|Sometimes, making sounds is not the best option|
Other foreigners are not the only source of misinformation of course. Newcomers have a tendency to believe anything a Japanese person tells them about Japan. This may seem completely reasonable until you start to think about your own culture. How many questions could you answer accurately, and how many of your answers would be guesses? This is where Jesus enters the story. I was in a castle once (I don’t recall which one, but if you are reading CC Lemon I am sure you do!) with a bunch of tourists. I heard an American man explaining to a Japanese woman “in English we say ‘turn the other cheek’, because we believe everyone has a good side and a bad side. If I say ‘turn the other cheek’ I want you to show me your good side.” I am sure this made perfect sense to him. But now imagine that the Japanese woman later meets a Japanese man who correctly identifies “turn the other cheek” as a quote from Jesus, and the strongest statement of pacifism in the bible. THE BIBLE. Kind of a significant influence for all Western cultures. This man tries to explain the history of the Roman occupation of Jerusalem, the insistence of Jesus that his follows not mount a violent rebellion even in self-defense and the way that message has been completely ignored by virtually every Christian denomination since. This seems unlikely to the Japanese woman. After all, she heard a much simpler explanation from a real American. Of course he would be the most authoritative source on his own culture, right? You get the same thing going the other way. Ask a Japanese person a question about Japan and they will try to answer you, even if they don’t really know what they are talking about.
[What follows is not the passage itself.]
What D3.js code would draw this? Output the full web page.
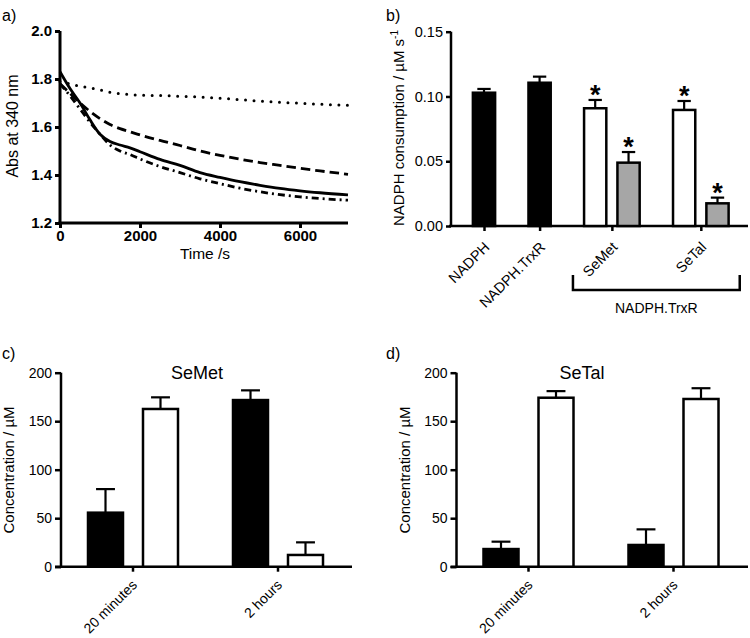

Anyway, back to credit cards. One of the most enduring beliefs among ex-pats is that Japanese credit cards are off-limits to foreigners. I was much surprised, therefore, to be offered a credit card out of the blue when I went to the post office bank to update my address after moving. A fee-free, rewards earning credit card no less. I thought that perhaps it was because I have had an account there for seven and a half years, but on Monday I took a new ALT in to help him open an account and he was also offered a card. In fact, he initially turned it down but the teller was quite insistent that he should get it even if he never used it (“because it is free after all”).
If I ever tell you, dear readers, that you can’t do/get anything in Japan… please do not take my word for it!